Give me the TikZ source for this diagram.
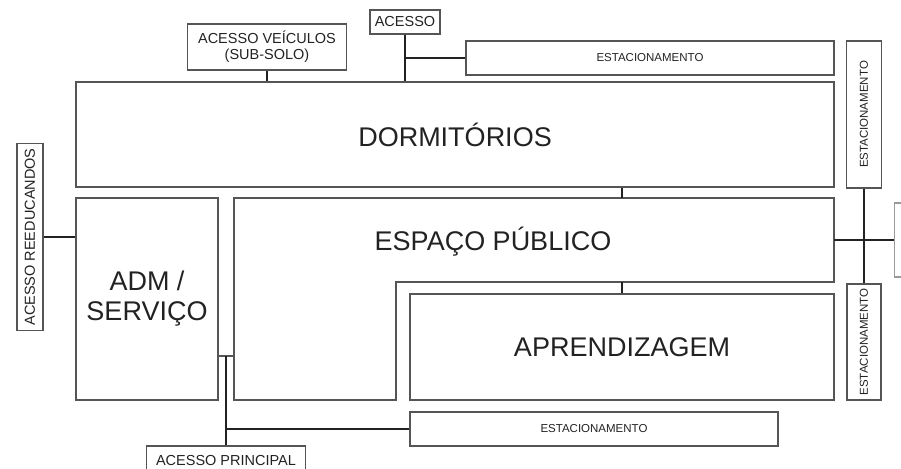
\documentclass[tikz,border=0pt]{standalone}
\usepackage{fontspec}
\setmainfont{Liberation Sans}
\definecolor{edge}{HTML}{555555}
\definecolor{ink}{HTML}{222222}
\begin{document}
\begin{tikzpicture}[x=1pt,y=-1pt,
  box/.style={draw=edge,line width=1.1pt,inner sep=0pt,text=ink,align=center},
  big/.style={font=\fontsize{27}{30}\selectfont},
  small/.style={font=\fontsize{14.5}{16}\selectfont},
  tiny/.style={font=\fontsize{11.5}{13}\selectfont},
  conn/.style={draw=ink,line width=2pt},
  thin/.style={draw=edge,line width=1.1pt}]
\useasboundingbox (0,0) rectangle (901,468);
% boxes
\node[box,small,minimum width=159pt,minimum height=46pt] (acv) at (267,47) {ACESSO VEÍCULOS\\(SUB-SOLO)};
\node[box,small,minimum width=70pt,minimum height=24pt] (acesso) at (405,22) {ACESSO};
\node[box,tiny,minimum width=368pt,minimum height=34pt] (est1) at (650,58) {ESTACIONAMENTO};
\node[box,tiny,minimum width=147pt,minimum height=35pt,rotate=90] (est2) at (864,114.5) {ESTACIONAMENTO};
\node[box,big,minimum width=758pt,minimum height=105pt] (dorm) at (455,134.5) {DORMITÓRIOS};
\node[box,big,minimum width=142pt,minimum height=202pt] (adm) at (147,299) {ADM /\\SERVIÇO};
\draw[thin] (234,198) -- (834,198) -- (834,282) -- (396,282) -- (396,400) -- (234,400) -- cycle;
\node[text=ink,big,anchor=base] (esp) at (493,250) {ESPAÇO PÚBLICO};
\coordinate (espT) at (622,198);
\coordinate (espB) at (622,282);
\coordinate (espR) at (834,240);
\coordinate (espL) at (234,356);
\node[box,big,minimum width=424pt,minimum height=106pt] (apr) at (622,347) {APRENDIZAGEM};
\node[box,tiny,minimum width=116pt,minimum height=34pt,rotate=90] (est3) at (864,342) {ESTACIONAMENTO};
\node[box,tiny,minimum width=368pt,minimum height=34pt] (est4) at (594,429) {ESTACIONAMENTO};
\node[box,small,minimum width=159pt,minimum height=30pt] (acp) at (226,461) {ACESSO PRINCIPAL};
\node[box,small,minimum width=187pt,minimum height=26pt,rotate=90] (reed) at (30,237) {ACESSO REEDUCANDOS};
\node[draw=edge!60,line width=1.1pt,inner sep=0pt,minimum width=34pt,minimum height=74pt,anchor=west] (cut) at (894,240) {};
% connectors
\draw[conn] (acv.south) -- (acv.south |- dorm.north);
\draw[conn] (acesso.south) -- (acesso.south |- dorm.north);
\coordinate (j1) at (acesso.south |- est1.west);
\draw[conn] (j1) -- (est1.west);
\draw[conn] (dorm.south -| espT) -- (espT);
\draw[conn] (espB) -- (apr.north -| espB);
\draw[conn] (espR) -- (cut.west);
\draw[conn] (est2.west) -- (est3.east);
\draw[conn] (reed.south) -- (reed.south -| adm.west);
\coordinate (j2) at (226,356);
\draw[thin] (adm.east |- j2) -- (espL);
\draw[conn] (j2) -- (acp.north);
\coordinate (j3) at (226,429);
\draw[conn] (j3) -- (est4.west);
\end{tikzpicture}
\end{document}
+++
**Written instruction:** Copy the whole of the material above exactly, but not its images.

**Written reply:**
Give me the TikZ source for this diagram.
\documentclass[tikz,border=0pt]{standalone}
\usepackage{fontspec}
\setmainfont{Liberation Sans}
\definecolor{edge}{HTML}{555555}
\definecolor{ink}{HTML}{222222}
\begin{document}
\begin{tikzpicture}[x=1pt,y=-1pt,
  box/.style={draw=edge,line width=1.1pt,inner sep=0pt,text=ink,align=center},
  big/.style={font=\fontsize{27}{30}\selectfont},
  small/.style={font=\fontsize{14.5}{16}\selectfont},
  tiny/.style={font=\fontsize{11.5}{13}\selectfont},
  conn/.style={draw=ink,line width=2pt},
  thin/.style={draw=edge,line width=1.1pt}]
\useasboundingbox (0,0) rectangle (901,468);
% boxes
\node[box,small,minimum width=159pt,minimum height=46pt] (acv) at (267,47) {ACESSO VEÍCULOS\\(SUB-SOLO)};
\node[box,small,minimum width=70pt,minimum height=24pt] (acesso) at (405,22) {ACESSO};
\node[box,tiny,minimum width=368pt,minimum height=34pt] (est1) at (650,58) {ESTACIONAMENTO};
\node[box,tiny,minimum width=147pt,minimum height=35pt,rotate=90] (est2) at (864,114.5) {ESTACIONAMENTO};
\node[box,big,minimum width=758pt,minimum height=105pt] (dorm) at (455,134.5) {DORMITÓRIOS};
\node[box,big,minimum width=142pt,minimum height=202pt] (adm) at (147,299) {ADM /\\SERVIÇO};
\draw[thin] (234,198) -- (834,198) -- (834,282) -- (396,282) -- (396,400) -- (234,400) -- cycle;
\node[text=ink,big,anchor=base] (esp) at (493,250) {ESPAÇO PÚBLICO};
\coordinate (espT) at (622,198);
\coordinate (espB) at (622,282);
\coordinate (espR) at (834,240);
\coordinate (espL) at (234,356);
\node[box,big,minimum width=424pt,minimum height=106pt] (apr) at (622,347) {APRENDIZAGEM};
\node[box,tiny,minimum width=116pt,minimum height=34pt,rotate=90] (est3) at (864,342) {ESTACIONAMENTO};
\node[box,tiny,minimum width=368pt,minimum height=34pt] (est4) at (594,429) {ESTACIONAMENTO};
\node[box,small,minimum width=159pt,minimum height=30pt] (acp) at (226,461) {ACESSO PRINCIPAL};
\node[box,small,minimum width=187pt,minimum height=26pt,rotate=90] (reed) at (30,237) {ACESSO REEDUCANDOS};
\node[draw=edge!60,line width=1.1pt,inner sep=0pt,minimum width=34pt,minimum height=74pt,anchor=west] (cut) at (894,240) {};
% connectors
\draw[conn] (acv.south) -- (acv.south |- dorm.north);
\draw[conn] (acesso.south) -- (acesso.south |- dorm.north);
\coordinate (j1) at (acesso.south |- est1.west);
\draw[conn] (j1) -- (est1.west);
\draw[conn] (dorm.south -| espT) -- (espT);
\draw[conn] (espB) -- (apr.north -| espB);
\draw[conn] (espR) -- (cut.west);
\draw[conn] (est2.west) -- (est3.east);
\draw[conn] (reed.south) -- (reed.south -| adm.west);
\coordinate (j2) at (226,356);
\draw[thin] (adm.east |- j2) -- (espL);
\draw[conn] (j2) -- (acp.north);
\coordinate (j3) at (226,429);
\draw[conn] (j3) -- (est4.west);
\end{tikzpicture}
\end{document}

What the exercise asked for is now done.